During talks in Jerusalem late last week, National Security Adviser Stephen Hadley said the U.S. expects Israel to take measures that will assist Palestinian Authority Chairman Mahmoud Abbas.
Hadley's message was that if Israel wants to delay the discussions on the core issues - refugees, Jerusalem and borders - it must help the Palestinians change the situation on the ground and evacuate the outposts.
Israel has promised to evacuate all the outposts set up in the West Bank after March 2001, but has failed to abide by this. The U.S. administration has not raised the issue for the past three years in light of Israel's withdrawal from the Gaza Strip in 2005.
Hadley also made it clear that the White House is fully coordinated with Secretary of State Condoleezza Rice, dismissing any impression that Rice is acting independently and that her efforts do not enjoy the backing of President George W. Bush.
Rice is due to return to the region early next week, and will continue her meetings with the two sides in preparation for the Annapolis summit, which is expected to take place in about a month.

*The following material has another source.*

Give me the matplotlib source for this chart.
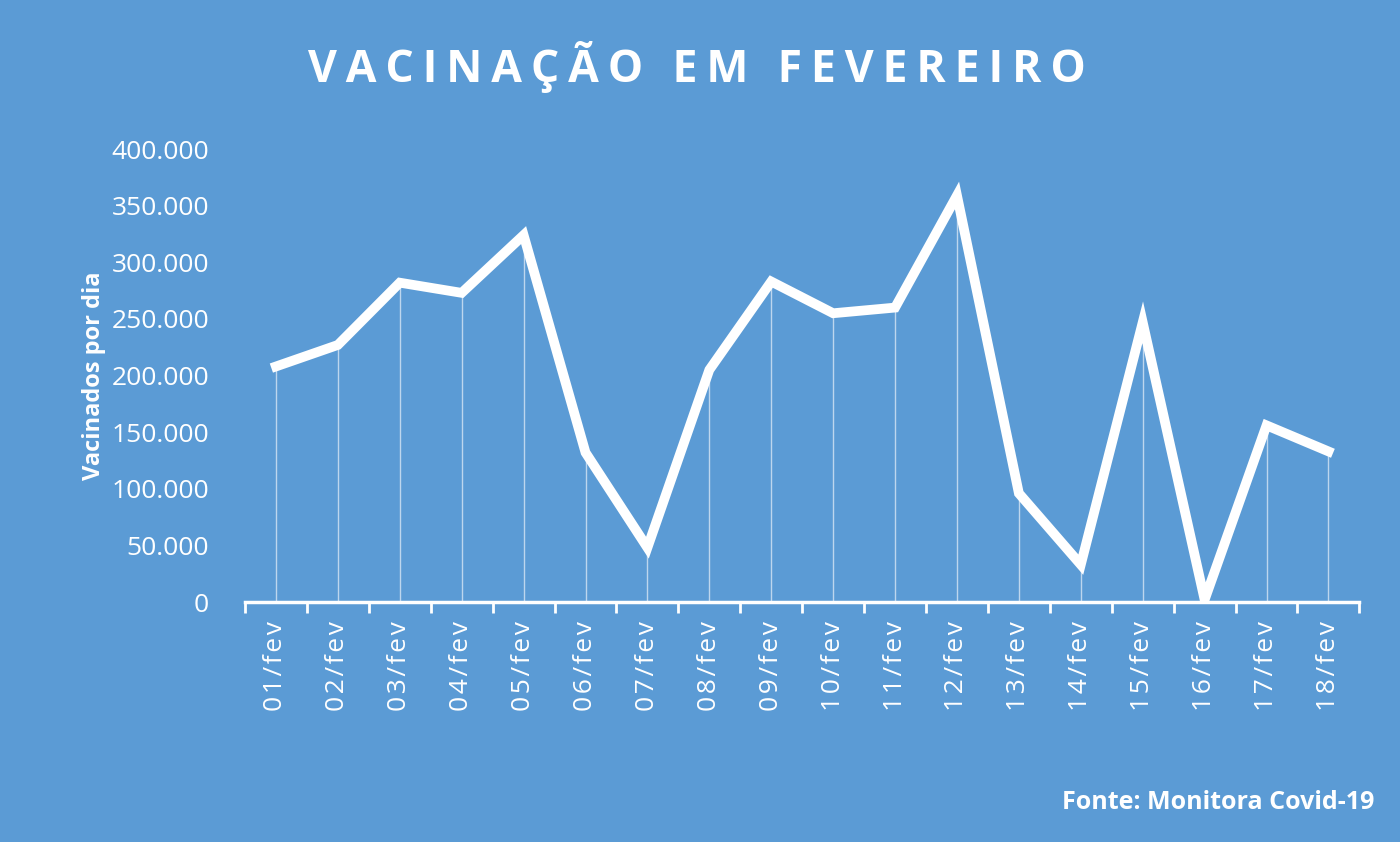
import matplotlib
matplotlib.use("Agg")
import matplotlib.pyplot as plt
from matplotlib.ticker import FuncFormatter

days = ["01/fev","02/fev","03/fev","04/fev","05/fev","06/fev","07/fev","08/fev","09/fev",
        "10/fev","11/fev","12/fev","13/fev","14/fev","15/fev","16/fev","17/fev","18/fev"]
vacinados = [208000, 227000, 282000, 273000, 324000, 132000, 48000, 205000, 283000,
             255000, 260000, 359000, 96000, 33000, 247000, 2000, 156000, 133000]

bg = "#5B9BD5"
plt.rcParams['font.family'] = ['Open Sans', 'DejaVu Sans']
fig = plt.figure(figsize=(14, 8.42), dpi=100, facecolor=bg)
ax = fig.add_axes([0.175, 0.285, 0.796, 0.538], facecolor=bg)
x = list(range(len(days)))
ax.vlines(x, 0, vacinados, color="white", lw=1, alpha=0.6)
ax.plot(x, vacinados, color="white", lw=7, solid_joinstyle="miter", zorder=3)
ax.set_xlim(-0.5, len(days) - 0.5)
ax.set_ylim(0, 400000)
ax.set_yticks(range(0, 400001, 50000))
ax.yaxis.set_major_formatter(FuncFormatter(lambda v, p: f"{int(v):,}".replace(",", ".")))
ax.set_xticks(x)
ax.set_xticklabels(["\u200a".join(d) for d in days], rotation=90, fontsize=19, color="white")
ax.set_xticks([i - 0.5 for i in range(len(days) + 1)], minor=True)
ax.tick_params(axis="x", which="major", length=0, pad=14)
ax.tick_params(axis="x", which="minor", length=8, width=2, color="white", direction="out")
ax.tick_params(axis="y", length=0, labelsize=19, labelcolor="white", pad=26)
for s in ["top", "right", "left"]:
    ax.spines[s].set_visible(False)
ax.spines["bottom"].set_color("white")
ax.spines["bottom"].set_linewidth(2.5)
ax.set_ylabel("Vacinados por dia", fontsize=17, fontweight="bold", color="white", labelpad=4)
fig.text(0.498, 0.92, "\u2009".join("VACINAÇÃO EM FEVEREIRO"), ha="center", va="center",
         fontsize=32, fontweight="bold", color="white")
fig.text(0.982, 0.047, "Fonte: Monitora Covid-19", ha="right", va="center",
         fontsize=18, fontweight="bold", color="white")
fig.savefig("out.png", dpi=100, facecolor=bg)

Hadley has met twice with Prime Minister Ehud Olmert and has met with Defense Minister Ehud Barak and Foreign Minister Tzipi Livni. He has also met with Chief of Staff Gabi Ashkenazi, Shin Bet chief Yuval Diskin and the leader of the opposition, Benjamin Netanyahu.
A meeting was also held with Dov Weissglas, who handled ties with the White House during the tenure of Prime Minister Ariel Sharon.
A political source in Jerusalem said yesterday that Olmert will not remove outposts before the Annapolis summit.
"He will not light a fire or [cause] internal disputes and then take off for Annapolis," the source said.
However, Foreign Minister Livni has said that "we will have to do something about the outposts."
Livni and her aides believe that the years of backpedaling on the issue of outposts offers the Palestinians a negotiating advantage vis-a-vis Israel's security demands.
Olmert and Barak discussed the outposts in one of their meetings recently, and agreed to continue, for the time being, discussions with the Yesha Council on evacuating by accord. To date, the discussions with Yesha, which represents settlers, have come to naught.
"We will not wait for the settlers forever," a political source said. "Evacuation by accord will be the least painful, but if this doesn't work, we will evacuate them without accord."
The source said Olmert is planning a new round of goodwill gestures and measures to improve the lives of the Palestinians in the West Bank before the summit, and may also consider releasing more prisoners.
During their meeting, Barak presented Hadley with a list of goodwill actions that have already been carried out, including the lifting of 25 roadblocks and checkpoints. He also pointed to the green light Israel gave the PA to deploy police officers in Nablus.